Key outputs include:

A. Full Image Preprocessing

This stage prepares the full CODEX image for downstream patch-level processing.

Step A1: Initialize CodexImage

  • Constructs a CodexImage object using configuration parameters and command-line arguments.
  • Loads the image and its corresponding antibody metadata.
  • If enabled in the configuration (data.generate_channel_stats: true), calculates statistics across channels.
codex_image = CodexImage(config, args)
codex_image.calculate_channel_statistics()

Step A2: Extract Target Channels

  • Uses configuration to extract biologically relevant channels (e.g. membrane or nucleus markers).
codex_image.extract_target_channels()

Optional: Visualize Whole Sample

  • Saves RGB visualizations of extracted channels to the output directory if visualization.visualize_whole_sample is set to true.
save_image_rgb(codex_image.extended_extracted_channel_image, ...)
save_image_rgb(codex_image.extracted_channel_image, ...)
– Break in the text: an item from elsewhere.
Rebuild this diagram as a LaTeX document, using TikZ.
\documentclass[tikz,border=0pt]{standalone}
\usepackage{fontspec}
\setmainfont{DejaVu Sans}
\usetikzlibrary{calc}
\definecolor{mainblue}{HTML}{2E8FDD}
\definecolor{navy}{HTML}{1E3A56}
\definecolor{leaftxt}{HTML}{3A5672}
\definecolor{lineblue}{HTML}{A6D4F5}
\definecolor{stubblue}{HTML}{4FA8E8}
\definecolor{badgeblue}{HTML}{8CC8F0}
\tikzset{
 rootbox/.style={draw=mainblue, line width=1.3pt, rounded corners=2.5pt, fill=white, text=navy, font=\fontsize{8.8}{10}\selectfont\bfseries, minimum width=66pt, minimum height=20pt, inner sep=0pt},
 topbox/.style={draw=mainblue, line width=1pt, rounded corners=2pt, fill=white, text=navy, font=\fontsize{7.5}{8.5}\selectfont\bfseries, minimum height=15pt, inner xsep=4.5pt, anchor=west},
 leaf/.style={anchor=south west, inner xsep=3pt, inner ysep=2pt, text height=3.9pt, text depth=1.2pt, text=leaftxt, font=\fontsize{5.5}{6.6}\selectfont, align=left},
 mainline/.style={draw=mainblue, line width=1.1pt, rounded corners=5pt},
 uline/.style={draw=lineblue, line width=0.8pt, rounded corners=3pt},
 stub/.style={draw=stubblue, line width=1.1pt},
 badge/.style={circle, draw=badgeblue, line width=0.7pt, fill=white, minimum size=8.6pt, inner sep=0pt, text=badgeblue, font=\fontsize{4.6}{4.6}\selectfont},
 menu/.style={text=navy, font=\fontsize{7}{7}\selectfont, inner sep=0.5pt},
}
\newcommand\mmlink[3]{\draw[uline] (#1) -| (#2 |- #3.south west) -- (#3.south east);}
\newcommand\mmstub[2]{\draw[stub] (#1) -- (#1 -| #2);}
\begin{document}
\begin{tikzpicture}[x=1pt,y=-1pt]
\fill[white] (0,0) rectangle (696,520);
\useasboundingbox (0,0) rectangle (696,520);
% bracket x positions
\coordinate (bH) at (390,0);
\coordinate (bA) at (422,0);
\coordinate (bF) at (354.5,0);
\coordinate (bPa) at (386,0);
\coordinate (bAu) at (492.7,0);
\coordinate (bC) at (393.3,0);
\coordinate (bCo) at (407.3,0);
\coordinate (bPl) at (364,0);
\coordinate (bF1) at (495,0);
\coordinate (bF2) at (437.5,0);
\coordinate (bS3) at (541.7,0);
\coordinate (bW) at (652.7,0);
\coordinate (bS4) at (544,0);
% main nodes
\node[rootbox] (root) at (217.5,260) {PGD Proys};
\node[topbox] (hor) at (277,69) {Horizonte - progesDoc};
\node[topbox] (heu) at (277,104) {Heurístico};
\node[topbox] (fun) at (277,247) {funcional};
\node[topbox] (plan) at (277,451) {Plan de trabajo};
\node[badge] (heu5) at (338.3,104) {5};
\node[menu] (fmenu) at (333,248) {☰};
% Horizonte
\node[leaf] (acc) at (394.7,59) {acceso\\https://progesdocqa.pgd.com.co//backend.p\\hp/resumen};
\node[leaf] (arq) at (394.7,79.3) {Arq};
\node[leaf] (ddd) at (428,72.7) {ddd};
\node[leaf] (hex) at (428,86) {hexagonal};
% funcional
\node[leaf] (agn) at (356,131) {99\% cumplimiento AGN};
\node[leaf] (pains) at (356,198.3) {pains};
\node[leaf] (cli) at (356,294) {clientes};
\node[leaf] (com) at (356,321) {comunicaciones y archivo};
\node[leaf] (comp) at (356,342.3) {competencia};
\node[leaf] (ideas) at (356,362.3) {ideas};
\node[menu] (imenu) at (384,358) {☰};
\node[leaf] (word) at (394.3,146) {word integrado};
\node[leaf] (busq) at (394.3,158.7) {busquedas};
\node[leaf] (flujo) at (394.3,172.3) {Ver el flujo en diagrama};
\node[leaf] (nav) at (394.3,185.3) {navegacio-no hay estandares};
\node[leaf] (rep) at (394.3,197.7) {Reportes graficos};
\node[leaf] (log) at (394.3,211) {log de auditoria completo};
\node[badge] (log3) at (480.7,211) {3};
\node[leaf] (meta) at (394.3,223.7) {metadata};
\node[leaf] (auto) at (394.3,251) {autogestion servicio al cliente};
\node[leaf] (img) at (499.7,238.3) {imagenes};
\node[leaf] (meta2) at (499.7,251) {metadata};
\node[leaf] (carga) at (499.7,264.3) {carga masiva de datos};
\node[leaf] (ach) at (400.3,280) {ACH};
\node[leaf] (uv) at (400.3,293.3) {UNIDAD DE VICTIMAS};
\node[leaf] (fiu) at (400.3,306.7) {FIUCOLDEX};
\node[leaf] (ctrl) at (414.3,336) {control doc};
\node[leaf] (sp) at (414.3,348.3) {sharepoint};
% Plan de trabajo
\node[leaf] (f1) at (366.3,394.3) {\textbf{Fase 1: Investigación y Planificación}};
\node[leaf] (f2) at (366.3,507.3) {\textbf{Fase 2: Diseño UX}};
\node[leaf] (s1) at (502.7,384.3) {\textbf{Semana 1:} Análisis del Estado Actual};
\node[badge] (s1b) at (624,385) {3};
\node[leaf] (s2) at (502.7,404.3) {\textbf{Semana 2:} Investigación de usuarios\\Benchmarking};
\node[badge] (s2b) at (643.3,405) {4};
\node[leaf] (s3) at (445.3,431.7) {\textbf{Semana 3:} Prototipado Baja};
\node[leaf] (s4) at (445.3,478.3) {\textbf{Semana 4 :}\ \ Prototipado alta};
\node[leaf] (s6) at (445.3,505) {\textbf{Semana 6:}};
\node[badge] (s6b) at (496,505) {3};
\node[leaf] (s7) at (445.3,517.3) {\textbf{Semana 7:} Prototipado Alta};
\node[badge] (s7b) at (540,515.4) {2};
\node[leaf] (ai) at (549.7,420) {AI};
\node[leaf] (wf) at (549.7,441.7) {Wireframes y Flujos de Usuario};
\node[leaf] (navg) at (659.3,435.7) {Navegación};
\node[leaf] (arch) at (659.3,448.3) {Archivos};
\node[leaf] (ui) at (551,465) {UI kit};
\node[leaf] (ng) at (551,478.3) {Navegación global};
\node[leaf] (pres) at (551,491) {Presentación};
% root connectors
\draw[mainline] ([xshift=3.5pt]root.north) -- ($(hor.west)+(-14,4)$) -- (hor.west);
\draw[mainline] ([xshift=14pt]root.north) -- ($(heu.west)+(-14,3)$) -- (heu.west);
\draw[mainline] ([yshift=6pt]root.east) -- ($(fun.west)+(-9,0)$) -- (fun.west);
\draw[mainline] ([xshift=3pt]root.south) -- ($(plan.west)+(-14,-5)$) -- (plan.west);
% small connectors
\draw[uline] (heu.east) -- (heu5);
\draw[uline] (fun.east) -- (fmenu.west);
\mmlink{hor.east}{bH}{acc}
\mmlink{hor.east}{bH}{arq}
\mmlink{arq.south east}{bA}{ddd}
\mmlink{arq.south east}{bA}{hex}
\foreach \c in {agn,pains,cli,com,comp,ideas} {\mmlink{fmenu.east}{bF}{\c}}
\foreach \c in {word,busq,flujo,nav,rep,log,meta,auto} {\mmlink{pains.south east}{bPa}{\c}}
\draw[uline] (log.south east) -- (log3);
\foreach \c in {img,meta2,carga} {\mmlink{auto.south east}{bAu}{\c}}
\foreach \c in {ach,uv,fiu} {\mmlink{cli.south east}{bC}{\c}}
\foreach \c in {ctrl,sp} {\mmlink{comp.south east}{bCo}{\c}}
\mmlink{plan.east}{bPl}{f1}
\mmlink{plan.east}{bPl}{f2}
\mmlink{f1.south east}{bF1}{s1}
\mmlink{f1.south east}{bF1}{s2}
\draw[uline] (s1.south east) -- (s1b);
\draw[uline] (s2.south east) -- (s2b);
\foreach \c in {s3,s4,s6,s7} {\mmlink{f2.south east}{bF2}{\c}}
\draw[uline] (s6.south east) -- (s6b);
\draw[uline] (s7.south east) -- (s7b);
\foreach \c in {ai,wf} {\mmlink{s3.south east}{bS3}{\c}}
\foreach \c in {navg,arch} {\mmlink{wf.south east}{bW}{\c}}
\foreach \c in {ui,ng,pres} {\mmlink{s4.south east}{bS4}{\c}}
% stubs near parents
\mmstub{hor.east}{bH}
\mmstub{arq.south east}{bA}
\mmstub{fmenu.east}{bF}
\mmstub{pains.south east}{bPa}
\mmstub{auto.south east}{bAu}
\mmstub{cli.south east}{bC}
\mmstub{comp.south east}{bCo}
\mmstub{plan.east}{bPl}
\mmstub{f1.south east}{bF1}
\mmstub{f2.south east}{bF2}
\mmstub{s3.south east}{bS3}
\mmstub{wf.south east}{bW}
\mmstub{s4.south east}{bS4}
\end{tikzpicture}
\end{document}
B. Patched Image Preprocessing

This stage slices the image into overlapping patches and optionally applies perturbations for robustness testing.

Step B1: Extend Image

  • Pads the original image to ensure that all patches are fully contained within the image bounds.
codex_image.extend_image()

Step B2: Initialize CodexPatches and Save Patches

  • Initializes a CodexPatches object using the extended CodexImage, then generates and saves patches.
  • Patch metadata is also saved.
codex_patches = CodexPatches(codex_image, config, args)
codex_patches.save_patches(...)
codex_patches.save_metadata()

Optional: Add Disruptions

  • If configured, adds synthetic noise or perturbations to patches for testing robustness.
  • Disruption parameters include type and level, and the disrupted patches can be optionally saved and visualized.
disruption_type = disruption_config.get("type")
disruption_level = disruption_config.get("level", 1)
codex_patches.add_disruptions(disruption_type, disruption_level)
codex_patches.save_disrupted_patches()

Optional: Visualize Patches

  • RGB visualizations of either the original or disrupted patches are saved if visualization.visualize_patches is set to true.
save_patches_rgb(codex_patches.extracted_channel_patches, ...)

This preprocessing module prepares both the full and patched images for subsequent segmentation and analysis steps. All outputs are saved in a structured format for downstream reproducibility.